§ EXERCISE DETAILS
Reproduce the records below exactly as they appear, omitting any pictures they contain.

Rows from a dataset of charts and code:
## BEGIN
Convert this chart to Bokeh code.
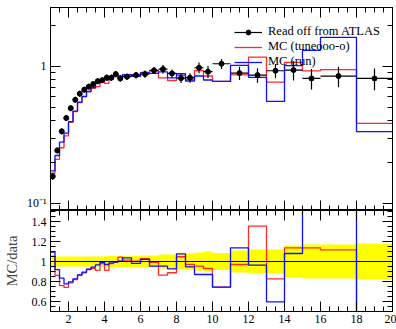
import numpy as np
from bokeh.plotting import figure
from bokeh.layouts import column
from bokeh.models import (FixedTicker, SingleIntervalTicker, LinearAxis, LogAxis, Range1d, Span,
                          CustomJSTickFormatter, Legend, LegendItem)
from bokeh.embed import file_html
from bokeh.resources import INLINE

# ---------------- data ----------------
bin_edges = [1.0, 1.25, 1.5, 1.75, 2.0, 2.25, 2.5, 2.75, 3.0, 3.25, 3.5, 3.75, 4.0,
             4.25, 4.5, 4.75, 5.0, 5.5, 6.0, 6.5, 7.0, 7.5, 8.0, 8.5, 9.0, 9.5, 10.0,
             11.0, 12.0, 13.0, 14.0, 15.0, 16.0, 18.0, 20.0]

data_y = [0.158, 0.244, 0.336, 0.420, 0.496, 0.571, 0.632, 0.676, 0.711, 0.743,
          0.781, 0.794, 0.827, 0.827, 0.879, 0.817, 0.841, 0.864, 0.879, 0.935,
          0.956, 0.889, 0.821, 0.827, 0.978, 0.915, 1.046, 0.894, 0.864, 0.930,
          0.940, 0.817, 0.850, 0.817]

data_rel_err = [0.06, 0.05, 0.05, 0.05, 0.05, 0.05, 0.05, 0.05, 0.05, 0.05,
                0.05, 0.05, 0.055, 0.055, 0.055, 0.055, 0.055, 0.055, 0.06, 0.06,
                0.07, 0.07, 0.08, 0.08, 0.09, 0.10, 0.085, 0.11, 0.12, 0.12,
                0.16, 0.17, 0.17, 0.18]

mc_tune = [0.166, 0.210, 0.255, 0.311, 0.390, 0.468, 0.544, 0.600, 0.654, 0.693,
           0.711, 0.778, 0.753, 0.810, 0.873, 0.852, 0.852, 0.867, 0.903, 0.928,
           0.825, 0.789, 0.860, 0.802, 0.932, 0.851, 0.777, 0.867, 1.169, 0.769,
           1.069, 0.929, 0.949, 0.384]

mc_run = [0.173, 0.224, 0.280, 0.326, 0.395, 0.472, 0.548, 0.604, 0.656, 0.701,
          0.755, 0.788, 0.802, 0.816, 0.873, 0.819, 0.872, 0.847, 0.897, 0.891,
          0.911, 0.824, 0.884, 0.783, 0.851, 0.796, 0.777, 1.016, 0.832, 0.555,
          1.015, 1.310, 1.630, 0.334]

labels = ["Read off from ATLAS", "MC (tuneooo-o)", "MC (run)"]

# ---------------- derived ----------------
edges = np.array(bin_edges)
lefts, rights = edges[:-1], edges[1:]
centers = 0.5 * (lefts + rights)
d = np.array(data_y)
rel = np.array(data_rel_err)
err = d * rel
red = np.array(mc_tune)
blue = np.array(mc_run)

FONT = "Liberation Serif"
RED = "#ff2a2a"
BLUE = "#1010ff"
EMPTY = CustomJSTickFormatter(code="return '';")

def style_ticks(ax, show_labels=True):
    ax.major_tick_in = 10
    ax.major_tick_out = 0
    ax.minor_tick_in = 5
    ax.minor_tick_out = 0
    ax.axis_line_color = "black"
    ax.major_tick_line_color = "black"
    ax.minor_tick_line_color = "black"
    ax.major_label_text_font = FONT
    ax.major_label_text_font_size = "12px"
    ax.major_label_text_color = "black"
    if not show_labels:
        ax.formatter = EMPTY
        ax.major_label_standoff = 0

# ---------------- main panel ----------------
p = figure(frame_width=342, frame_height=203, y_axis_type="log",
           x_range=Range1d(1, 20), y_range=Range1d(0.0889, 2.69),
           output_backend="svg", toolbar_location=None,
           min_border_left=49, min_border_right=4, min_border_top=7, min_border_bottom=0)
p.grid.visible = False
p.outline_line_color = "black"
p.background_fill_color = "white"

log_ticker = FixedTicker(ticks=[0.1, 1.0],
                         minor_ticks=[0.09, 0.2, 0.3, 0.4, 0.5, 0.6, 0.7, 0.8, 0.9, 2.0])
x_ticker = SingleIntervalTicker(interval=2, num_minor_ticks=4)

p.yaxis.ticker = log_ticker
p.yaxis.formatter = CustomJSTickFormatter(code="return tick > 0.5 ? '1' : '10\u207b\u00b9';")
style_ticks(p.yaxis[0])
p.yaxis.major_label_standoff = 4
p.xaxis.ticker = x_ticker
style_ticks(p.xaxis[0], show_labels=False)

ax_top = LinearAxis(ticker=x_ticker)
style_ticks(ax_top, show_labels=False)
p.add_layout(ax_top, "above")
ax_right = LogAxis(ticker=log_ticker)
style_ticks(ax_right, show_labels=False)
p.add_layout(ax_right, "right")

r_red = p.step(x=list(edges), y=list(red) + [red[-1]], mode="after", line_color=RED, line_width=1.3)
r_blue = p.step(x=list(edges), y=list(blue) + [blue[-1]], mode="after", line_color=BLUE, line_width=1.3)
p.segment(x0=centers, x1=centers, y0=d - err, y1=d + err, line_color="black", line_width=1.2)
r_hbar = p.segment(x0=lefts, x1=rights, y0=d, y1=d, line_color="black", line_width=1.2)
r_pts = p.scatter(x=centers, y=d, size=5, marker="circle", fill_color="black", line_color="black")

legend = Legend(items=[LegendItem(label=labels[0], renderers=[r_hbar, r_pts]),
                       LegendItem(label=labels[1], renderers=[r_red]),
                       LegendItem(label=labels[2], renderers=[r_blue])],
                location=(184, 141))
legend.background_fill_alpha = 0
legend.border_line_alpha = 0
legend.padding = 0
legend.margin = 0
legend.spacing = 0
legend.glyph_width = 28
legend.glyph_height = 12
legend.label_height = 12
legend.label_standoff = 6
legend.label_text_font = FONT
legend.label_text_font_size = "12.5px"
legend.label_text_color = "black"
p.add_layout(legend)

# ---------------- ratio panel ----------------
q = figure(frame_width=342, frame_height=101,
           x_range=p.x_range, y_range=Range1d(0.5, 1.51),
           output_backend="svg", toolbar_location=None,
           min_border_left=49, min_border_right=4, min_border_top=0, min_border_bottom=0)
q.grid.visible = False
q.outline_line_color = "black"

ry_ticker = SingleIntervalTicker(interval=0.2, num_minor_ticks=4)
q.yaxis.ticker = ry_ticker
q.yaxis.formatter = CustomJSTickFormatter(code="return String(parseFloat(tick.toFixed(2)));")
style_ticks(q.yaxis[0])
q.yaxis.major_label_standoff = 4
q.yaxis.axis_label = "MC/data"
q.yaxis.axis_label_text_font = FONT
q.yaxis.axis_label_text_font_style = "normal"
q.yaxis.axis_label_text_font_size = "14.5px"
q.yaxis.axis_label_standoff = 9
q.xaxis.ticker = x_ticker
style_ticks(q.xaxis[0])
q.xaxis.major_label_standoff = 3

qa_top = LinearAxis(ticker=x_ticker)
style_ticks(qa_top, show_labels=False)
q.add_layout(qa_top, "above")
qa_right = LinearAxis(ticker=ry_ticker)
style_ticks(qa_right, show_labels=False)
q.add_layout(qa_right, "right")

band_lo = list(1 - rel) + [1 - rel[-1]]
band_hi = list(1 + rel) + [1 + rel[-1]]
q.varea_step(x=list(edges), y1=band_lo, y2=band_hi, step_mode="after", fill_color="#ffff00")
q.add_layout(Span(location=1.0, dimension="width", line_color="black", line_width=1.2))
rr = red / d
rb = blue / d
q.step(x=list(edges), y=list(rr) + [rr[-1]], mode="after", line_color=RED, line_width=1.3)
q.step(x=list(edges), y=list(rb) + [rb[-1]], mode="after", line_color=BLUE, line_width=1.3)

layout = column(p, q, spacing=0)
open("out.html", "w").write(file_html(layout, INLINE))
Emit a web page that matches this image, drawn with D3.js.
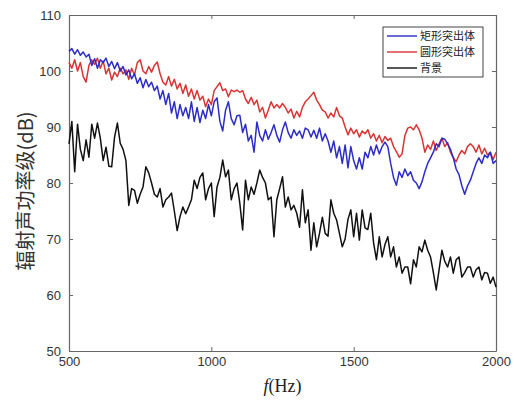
## END
§ WORKED SOLUTION
Convert this chart to Bokeh code.
import numpy as np
from bokeh.plotting import figure
from bokeh.layouts import column
from bokeh.models import (FixedTicker, SingleIntervalTicker, LinearAxis, LogAxis, Range1d, Span,
                          CustomJSTickFormatter, Legend, LegendItem)
from bokeh.embed import file_html
from bokeh.resources import INLINE

# ---------------- data ----------------
bin_edges = [1.0, 1.25, 1.5, 1.75, 2.0, 2.25, 2.5, 2.75, 3.0, 3.25, 3.5, 3.75, 4.0,
             4.25, 4.5, 4.75, 5.0, 5.5, 6.0, 6.5, 7.0, 7.5, 8.0, 8.5, 9.0, 9.5, 10.0,
             11.0, 12.0, 13.0, 14.0, 15.0, 16.0, 18.0, 20.0]

data_y = [0.158, 0.244, 0.336, 0.420, 0.496, 0.571, 0.632, 0.676, 0.711, 0.743,
          0.781, 0.794, 0.827, 0.827, 0.879, 0.817, 0.841, 0.864, 0.879, 0.935,
          0.956, 0.889, 0.821, 0.827, 0.978, 0.915, 1.046, 0.894, 0.864, 0.930,
          0.940, 0.817, 0.850, 0.817]

data_rel_err = [0.06, 0.05, 0.05, 0.05, 0.05, 0.05, 0.05, 0.05, 0.05, 0.05,
                0.05, 0.05, 0.055, 0.055, 0.055, 0.055, 0.055, 0.055, 0.06, 0.06,
                0.07, 0.07, 0.08, 0.08, 0.09, 0.10, 0.085, 0.11, 0.12, 0.12,
                0.16, 0.17, 0.17, 0.18]

mc_tune = [0.166, 0.210, 0.255, 0.311, 0.390, 0.468, 0.544, 0.600, 0.654, 0.693,
           0.711, 0.778, 0.753, 0.810, 0.873, 0.852, 0.852, 0.867, 0.903, 0.928,
           0.825, 0.789, 0.860, 0.802, 0.932, 0.851, 0.777, 0.867, 1.169, 0.769,
           1.069, 0.929, 0.949, 0.384]

mc_run = [0.173, 0.224, 0.280, 0.326, 0.395, 0.472, 0.548, 0.604, 0.656, 0.701,
          0.755, 0.788, 0.802, 0.816, 0.873, 0.819, 0.872, 0.847, 0.897, 0.891,
          0.911, 0.824, 0.884, 0.783, 0.851, 0.796, 0.777, 1.016, 0.832, 0.555,
          1.015, 1.310, 1.630, 0.334]

labels = ["Read off from ATLAS", "MC (tuneooo-o)", "MC (run)"]

# ---------------- derived ----------------
edges = np.array(bin_edges)
lefts, rights = edges[:-1], edges[1:]
centers = 0.5 * (lefts + rights)
d = np.array(data_y)
rel = np.array(data_rel_err)
err = d * rel
red = np.array(mc_tune)
blue = np.array(mc_run)

FONT = "Liberation Serif"
RED = "#ff2a2a"
BLUE = "#1010ff"
EMPTY = CustomJSTickFormatter(code="return '';")

def style_ticks(ax, show_labels=True):
    ax.major_tick_in = 10
    ax.major_tick_out = 0
    ax.minor_tick_in = 5
    ax.minor_tick_out = 0
    ax.axis_line_color = "black"
    ax.major_tick_line_color = "black"
    ax.minor_tick_line_color = "black"
    ax.major_label_text_font = FONT
    ax.major_label_text_font_size = "12px"
    ax.major_label_text_color = "black"
    if not show_labels:
        ax.formatter = EMPTY
        ax.major_label_standoff = 0

# ---------------- main panel ----------------
p = figure(frame_width=342, frame_height=203, y_axis_type="log",
           x_range=Range1d(1, 20), y_range=Range1d(0.0889, 2.69),
           output_backend="svg", toolbar_location=None,
           min_border_left=49, min_border_right=4, min_border_top=7, min_border_bottom=0)
p.grid.visible = False
p.outline_line_color = "black"
p.background_fill_color = "white"

log_ticker = FixedTicker(ticks=[0.1, 1.0],
                         minor_ticks=[0.09, 0.2, 0.3, 0.4, 0.5, 0.6, 0.7, 0.8, 0.9, 2.0])
x_ticker = SingleIntervalTicker(interval=2, num_minor_ticks=4)

p.yaxis.ticker = log_ticker
p.yaxis.formatter = CustomJSTickFormatter(code="return tick > 0.5 ? '1' : '10\u207b\u00b9';")
style_ticks(p.yaxis[0])
p.yaxis.major_label_standoff = 4
p.xaxis.ticker = x_ticker
style_ticks(p.xaxis[0], show_labels=False)

ax_top = LinearAxis(ticker=x_ticker)
style_ticks(ax_top, show_labels=False)
p.add_layout(ax_top, "above")
ax_right = LogAxis(ticker=log_ticker)
style_ticks(ax_right, show_labels=False)
p.add_layout(ax_right, "right")

r_red = p.step(x=list(edges), y=list(red) + [red[-1]], mode="after", line_color=RED, line_width=1.3)
r_blue = p.step(x=list(edges), y=list(blue) + [blue[-1]], mode="after", line_color=BLUE, line_width=1.3)
p.segment(x0=centers, x1=centers, y0=d - err, y1=d + err, line_color="black", line_width=1.2)
r_hbar = p.segment(x0=lefts, x1=rights, y0=d, y1=d, line_color="black", line_width=1.2)
r_pts = p.scatter(x=centers, y=d, size=5, marker="circle", fill_color="black", line_color="black")

legend = Legend(items=[LegendItem(label=labels[0], renderers=[r_hbar, r_pts]),
                       LegendItem(label=labels[1], renderers=[r_red]),
                       LegendItem(label=labels[2], renderers=[r_blue])],
                location=(184, 141))
legend.background_fill_alpha = 0
legend.border_line_alpha = 0
legend.padding = 0
legend.margin = 0
legend.spacing = 0
legend.glyph_width = 28
legend.glyph_height = 12
legend.label_height = 12
legend.label_standoff = 6
legend.label_text_font = FONT
legend.label_text_font_size = "12.5px"
legend.label_text_color = "black"
p.add_layout(legend)

# ---------------- ratio panel ----------------
q = figure(frame_width=342, frame_height=101,
           x_range=p.x_range, y_range=Range1d(0.5, 1.51),
           output_backend="svg", toolbar_location=None,
           min_border_left=49, min_border_right=4, min_border_top=0, min_border_bottom=0)
q.grid.visible = False
q.outline_line_color = "black"

ry_ticker = SingleIntervalTicker(interval=0.2, num_minor_ticks=4)
q.yaxis.ticker = ry_ticker
q.yaxis.formatter = CustomJSTickFormatter(code="return String(parseFloat(tick.toFixed(2)));")
style_ticks(q.yaxis[0])
q.yaxis.major_label_standoff = 4
q.yaxis.axis_label = "MC/data"
q.yaxis.axis_label_text_font = FONT
q.yaxis.axis_label_text_font_style = "normal"
q.yaxis.axis_label_text_font_size = "14.5px"
q.yaxis.axis_label_standoff = 9
q.xaxis.ticker = x_ticker
style_ticks(q.xaxis[0])
q.xaxis.major_label_standoff = 3

qa_top = LinearAxis(ticker=x_ticker)
style_ticks(qa_top, show_labels=False)
q.add_layout(qa_top, "above")
qa_right = LinearAxis(ticker=ry_ticker)
style_ticks(qa_right, show_labels=False)
q.add_layout(qa_right, "right")

band_lo = list(1 - rel) + [1 - rel[-1]]
band_hi = list(1 + rel) + [1 + rel[-1]]
q.varea_step(x=list(edges), y1=band_lo, y2=band_hi, step_mode="after", fill_color="#ffff00")
q.add_layout(Span(location=1.0, dimension="width", line_color="black", line_width=1.2))
rr = red / d
rb = blue / d
q.step(x=list(edges), y=list(rr) + [rr[-1]], mode="after", line_color=RED, line_width=1.3)
q.step(x=list(edges), y=list(rb) + [rb[-1]], mode="after", line_color=BLUE, line_width=1.3)

layout = column(p, q, spacing=0)
open("out.html", "w").write(file_html(layout, INLINE))
Emit a web page that matches this image, drawn with D3.js.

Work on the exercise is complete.